2. **Active (Project Loaded):**
* A valid local directory path is stored in the Session State.
* Tool execution (read/write/shell) is enabled, scoped to this path.
## 2. Selection Logic
* **Trigger:** User initiates "Open Project".
* **Mechanism:** Path entry in the selection screen.
* **Validation:**
* The backend receives the selected path.
* The backend verifies:
1. Path exists.
2. Path is a directory.
3. Path is readable.
* If valid -> State transitions to **Active**.
* If invalid because the path does not exist:
* The backend creates the directory.
* The backend scaffolds the Story Kit metadata under the new project root:
* `.story_kit/README.md`
* `.story_kit/specs/README.md`
* `.story_kit/specs/00_CONTEXT.md`
* `.story_kit/specs/tech/STACK.md`
* `.story_kit/specs/functional/` (directory)

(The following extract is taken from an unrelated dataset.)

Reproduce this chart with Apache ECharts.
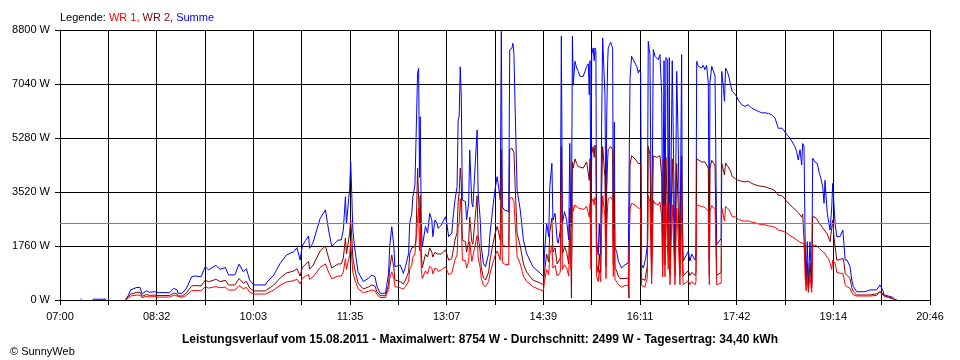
<!DOCTYPE html>
<html>
<head>
<meta charset="utf-8">
<script src="https://cdn.jsdelivr.net/npm/echarts@6/dist/echarts.min.js"></script>
<style>html,body{margin:0;padding:0;background:#fff;}#c{width:960px;height:360px;}</style>
</head>
<body>
<div id="c"></div>
<script>
// minutes after 07:00
const times = [
 19.5,20.5,21,31,44,45,62,65,67,73,
 76,78,82,85,90,93,104,108,111,112,
 116,120,125,128,134,138,141,142,148,152,
 157,160,166,170,174,177,180,184,195,196,
 203,209,215,222,225,228,230,233,236,237,
 240,247,252,255,258,261,264,267,269,271,
 272,274,275,276,277,278,280,283,288,293,
 296,299,301,304,309,310,312,313,315,317,
 318,323,326,328,331,332,334,335,337,338,
 339.5,340.5,341.3,342,343,344,347,349,351,353,
 354,356,358,359,362,366,367,369,372,373,
 375,377,378,379,380,381,382,385,386,388,
 389,391,392,396,397,399,400,402,404,407,
 408,411,413,415,416,418,419,420,422,426,
 427,429,430,431,432,434,437,440,443,449,
 456,459,460,462,464,465,467,468,470,472,
 473,475,476,477,479,481,483,484,485,485.6,
 486.5,487.3,488.9,490.5,492.1,493.7,496.8,498.4,500,501.6,
 502.5,503.2,504.1,504.8,506.2,507.2,507.9,508.8,509.5,511,
 512,513.3,514.2,515.2,516.5,517.4,518.4,519,520,520.5,
 521.5,522.8,523.8,524.7,525.3,526.3,526.9,528.5,530.1,531.7,
 533.2,536.4,539.5,540.2,541.2,542.7,544.3,545.9,547.5,549.1,
 550,551.3,552.2,553.8,555.4,556.3,557.6,558.5,560.1,561.7,
 563.3,564.9,566.5,568,569.6,571.3,572.2,573.5,574.4,575.3,
 576.6,577.5,578.5,579.1,581.3,583.9,585.5,587,588.6,590.2,
 590.8,591.7,596.5,598.1,599.7,602.9,603.8,604.5,606,609.2,
 610.7,612.3,613.9,615.5,616.5,617.1,618.8,620.3,621.9,623.5,
 625.1,627.7,628.3,629.9,630.9,631.9,633.5,635,636.6,638.2,
 641.4,644,647.2,650.3,653.5,656.7,659.8,663,666.2,669.3,
 672.5,675.6,678.8,682,685.5,689.3,693.1,697.8,699.4,700.9,
 702.6,704.2,705.1,706.4,707.4,708.3,709.5,710.5,712,713.7,
 714.6,716.8,719,720.9,722.2,724.1,725.4,726.3,727.3,728.5,
 729.5,731.1,732.7,733.6,735,735.9,737.5,740.6,743.2,744.4,
 745.4,747.3,750.1,751.7,753.3,756.4,764.3,769.1,775.4,778.5,
 780.1,781.4,782.3,786.4,790.5,792.7,794.4
];
// Summe (W)
const summe = [
 30,30,null,25,25,null,0,160,330,410,
 410,195,300,250,270,240,240,380,330,220,
 220,380,760,780,760,1085,980,1030,1130,1000,
 1060,815,815,1170,920,1020,650,490,490,560,
 815,1195,1465,1575,1705,1300,1760,1935,2085,1685,
 1850,2660,2935,2280,1740,1850,1955,1955,2280,3365,
 2500,3260,3640,4510,3475,2280,1630,920,600,710,
 815,760,435,220,220,435,870,1740,2390,1740,
 1085,1140,870,1085,1520,2500,2825,3365,3750,3750,
 7390,7550,4000,5975,2500,1740,2400,2180,2825,2610,
 2065,2610,2500,2335,2445,2715,2550,2065,2180,2610,
 3260,3690,5865,6000,7600,6625,3260,3205,2610,3150,
 4890,3150,3040,5540,3480,2610,1740,1195,1085,1520,
 2065,3040,3585,4020,3800,3260,8754,3040,2930,2880,
 8150,8200,8365,8000,6420,3585,2930,1955,1520,1085,
 870,760,1520,2500,2065,3690,4455,2600,2825,1955,
 1850,2280,8600,2500,2880,2610,1955,5105,2500,2400,
 8595,7000,7780,7560,7450,7290,7290,7450,7615,7700,
 6690,7800,2565,8000,8215,7800,8215,8100,1915,1475,
 2500,1475,5600,8540,8540,6690,1800,5800,7800,8215,
 8300,8400,8300,8200,1915,5800,1700,1585,1260,1150,
 1045,1150,1205,1205,7235,7940,7940,7725,7615,7400,
 7500,7400,1150,1045,1045,1400,1800,8430,8000,1300,
 8160,7940,7940,7830,8000,6690,1900,7800,1900,7900,
 7830,2500,7900,1270,7800,1270,7450,5000,1300,8000,
 3000,1270,1580,1270,1500,1300,1500,7780,7615,7560,
 7650,7505,7650,7100,1260,7100,7615,7560,7300,1800,
 1800,2000,7450,6900,6475,7560,7450,7290,7020,6800,
 6690,6515,6365,6310,6365,6255,6200,6150,6100,6100,
 6080,6040,5930,5595,5600,5430,5270,5000,4835,4560,
 4900,4400,5100,5000,2065,650,1900,435,1900,500,
 4620,4500,4455,4130,4000,3700,3150,3900,3400,2825,
 2825,2280,3000,3800,3000,2500,2065,2065,2280,1800,
 1300,1300,1085,650,435,270,270,330,330,490,
 540,300,165,130,90,20,0
];
// WR 2 (W)
const wr2 = [
 null,null,null,null,null,null,0,100,190,250,
 250,120,180,150,160,145,145,225,200,130,
 130,230,460,470,460,650,590,620,675,600,
 640,490,490,700,550,610,390,295,295,335,
 490,715,880,945,1020,780,1055,1160,1250,1010,
 1110,1600,1760,1370,1045,1110,1175,1175,1370,2020,
 1500,1955,2185,2600,2085,1370,980,550,360,425,
 490,455,260,140,140,260,520,1045,1465,1045,
 650,600,520,650,910,1500,1700,1740,1740,2000,
 4300,4345,2500,3400,1500,1050,1500,1400,1700,1560,
 1400,1560,1500,1450,1500,1630,1530,1300,1350,1560,
 1950,2200,3200,3500,4300,3800,1950,1900,1560,1900,
 2700,1900,1820,3400,2100,1560,1050,720,650,910,
 1240,1820,2150,2400,2280,1950,4900,1820,1760,1730,
 4900,4950,5000,4800,3850,2150,1760,1175,910,650,
 550,500,910,1500,1240,2200,2670,1560,1700,1175,
 1110,1370,5000,1500,1730,1560,1175,3000,1500,60,
 4500,4300,4600,4450,4350,4300,4300,4400,4500,4550,
 3900,4600,1550,4750,5000,4650,5050,4900,1150,900,
 1500,900,3400,5000,5000,4000,1100,3500,4600,4900,
 4950,5000,4950,4900,1150,3500,1050,950,780,700,
 640,700,720,60,4400,4700,4700,4600,4550,4450,
 4500,4450,700,640,640,850,1080,5000,4750,780,
 4700,4650,4650,4600,4700,4000,1150,4600,1150,4650,
 4600,1500,4650,800,4600,800,4450,3000,800,4700,
 1800,800,950,800,900,800,900,4600,4550,4500,
 4550,4500,4550,4300,800,4300,4550,4500,4400,800,
 820,900,4450,4465,4080,4465,4400,4300,4200,4030,
 3950,3900,3870,3850,3870,3800,3760,3720,3705,3690,
 3650,3620,3560,3420,3400,3250,3100,2950,2900,2850,
 2825,2700,2800,2750,1300,500,1200,350,1200,400,
 2715,2700,2610,2500,2445,2350,2300,2250,2200,2150,
 2100,1900,1950,2600,2000,1955,1300,1320,1360,1200,
 870,800,705,400,270,165,165,165,200,270,
 300,200,130,100,60,10,0
];
// WR 1 (W)
const wr1 = [
 null,null,null,null,null,null,0,60,130,160,
 160,75,120,100,110,95,95,155,130,90,
 90,150,300,310,300,435,390,410,435,400,
 420,325,325,470,370,410,260,195,195,225,
 325,480,585,630,680,520,705,775,835,675,
 740,1065,1175,910,695,740,780,780,910,1345,
 1000,1305,1455,1900,1390,910,650,370,240,285,
 325,305,175,80,80,175,350,695,920,695,
 435,400,350,435,610,1000,1130,1400,1500,1500,
 2600,3000,1600,2400,1000,700,950,850,1100,1040,
 850,1040,1000,930,980,1085,1020,830,870,1040,
 1300,1480,2400,2500,3300,2800,1300,1280,1040,1260,
 1900,1260,1215,2100,1400,1040,700,480,435,610,
 825,1215,1435,1600,1520,1300,3400,1215,1170,1150,
 3300,3350,3400,3200,2570,1435,1170,780,610,435,
 330,300,610,1000,825,1480,1780,1040,1130,780,
 740,910,3500,1000,1150,1040,780,2000,1000,1100,
 3100,2900,3100,3050,3000,2950,2950,3000,3050,3100,
 2700,3150,1000,3200,3300,3100,3350,3250,770,600,
 1000,600,2300,3400,3400,2700,700,2300,3100,3300,
 3300,3350,3300,3250,770,2300,680,640,500,470,
 420,470,480,480,2950,3150,3150,3100,3050,3000,
 3000,2980,470,420,420,560,720,3400,3200,520,
 3250,3150,3150,3100,3200,2700,760,3100,760,3150,
 3100,1000,3150,500,3100,500,3000,2000,500,3150,
 1200,500,630,500,600,500,600,3100,3050,3050,
 3080,3020,3080,2900,500,2900,3080,3050,2950,500,
 520,550,3000,3000,2575,3050,3000,2950,2850,2725,
 2700,2630,2585,2570,2580,2540,2520,2480,2455,2450,
 2420,2400,2370,2280,2250,2200,2100,2000,1950,1920,
 1900,1850,1880,1850,800,300,800,250,800,250,
 1790,1790,1750,1680,1630,1580,1560,1520,1450,1400,
 1350,1200,1000,1300,1250,1195,900,870,870,700,
 500,435,380,250,165,130,130,130,150,270,
 250,150,100,80,40,10,0
];
const tickLabels = ["07:00","08:32","10:03","11:35","13:07","14:39","16:11","17:42","19:14","20:46"];
const average = 2499;

const FONT = 'Liberation Sans';
const dayMinutes = 826;
const step = dayMinutes / 18;

function pairs(vals) { return times.map((t, i) => [t, vals[i]]); }

const chart = echarts.init(document.getElementById('c'), null, {renderer: 'canvas'});
chart.setOption({
  animation: false,
  backgroundColor: '#ffffff',
  textStyle: {fontFamily: FONT},
  title: [
    {
      text: '{k|Legende: }{r|WR 1, }{d|WR 2, }{b|Summe}',
      left: 55, top: 7,
      textStyle: {
        fontSize: 11, fontWeight: 'normal', fontFamily: FONT,
        rich: {
          k: {color: '#000000', fontSize: 11, fontFamily: FONT},
          r: {color: '#ff0000', fontSize: 11, fontFamily: FONT},
          d: {color: '#800000', fontSize: 11, fontFamily: FONT},
          b: {color: '#0000ff', fontSize: 11, fontFamily: FONT}
        }
      }
    },
    {
      text: 'Leistungsverlauf vom 15.08.2011 - Maximalwert: 8754 W - Durchschnitt: 2499 W - Tagesertrag: 34,40 kWh',
      left: 'center', top: 329,
      textStyle: {fontSize: 12, fontWeight: 'bold', color: '#000', fontFamily: FONT}
    },
    {
      text: '\u00a9 SunnyWeb',
      left: 5, top: 341,
      textStyle: {fontSize: 11, fontWeight: 'normal', color: '#000', fontFamily: FONT}
    }
  ],
  grid: {left: 60, top: 30, width: 870, height: 270, containLabel: false},
  xAxis: {
    type: 'value', min: 0, max: dayMinutes, interval: step,
    axisLine: {show: true, lineStyle: {color: '#000', width: 1}},
    axisTick: {show: true, length: 5, inside: false, lineStyle: {color: '#000', width: 1}},
    splitLine: {show: true, lineStyle: {color: '#000', width: 1}},
    axisLabel: {
      show: true, margin: 11, color: '#000', fontSize: 11, fontFamily: FONT,
      showMinLabel: true, showMaxLabel: true, hideOverlap: false,
      formatter: function (v) {
        const i = Math.round(v / step);
        if (Math.abs(v - i * step) > 0.5) return '';
        return (i % 2 === 0) ? (tickLabels[i / 2] || '') : '';
      }
    }
  },
  yAxis: {
    type: 'value', min: 0, max: 8800, interval: 1760,
    axisLine: {show: true, lineStyle: {color: '#000', width: 1}},
    axisTick: {show: true, length: 5, inside: false, lineStyle: {color: '#000', width: 1}},
    splitLine: {show: true, lineStyle: {color: '#000', width: 1}},
    axisLabel: {margin: 10, color: '#000', fontSize: 11, fontFamily: FONT,
      formatter: function (v) { return String(v) + ' W'; }}
  },
  series: [
    {
      name: 'Summe', type: 'line', data: pairs(summe), showSymbol: false, symbol: 'none',
      connectNulls: false, lineStyle: {color: '#0000ff', width: 1}, itemStyle: {color: '#0000ff'},
      z: 2,
      markLine: {
        silent: true, symbol: 'none', label: {show: false},
        lineStyle: {color: '#808080', width: 1, type: 'solid'},
        data: [{yAxis: average}], animation: false
      }
    },
    {
      name: 'WR 2', type: 'line', data: pairs(wr2), showSymbol: false, symbol: 'none',
      lineStyle: {color: '#800000', width: 1}, itemStyle: {color: '#800000'}, z: 3
    },
    {
      name: 'WR 1', type: 'line', data: pairs(wr1), showSymbol: false, symbol: 'none',
      lineStyle: {color: '#ff0000', width: 1}, itemStyle: {color: '#ff0000'}, z: 4
    }
  ]
});
</script>
</body>
</html>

* `.story_kit/stories/archive/` (directory)
* If scaffolding succeeds -> State transitions to **Active**.
* If scaffolding fails -> Error returned to UI, State remains **Idle**.
* If invalid for other reasons -> Error returned to UI, State remains **Idle**.
## 3. Security Boundaries
* Once a project is selected, the `SessionState` struct in Rust locks onto this path.
* All subsequent file operations must validate that their target path is a descendant of this Root Path.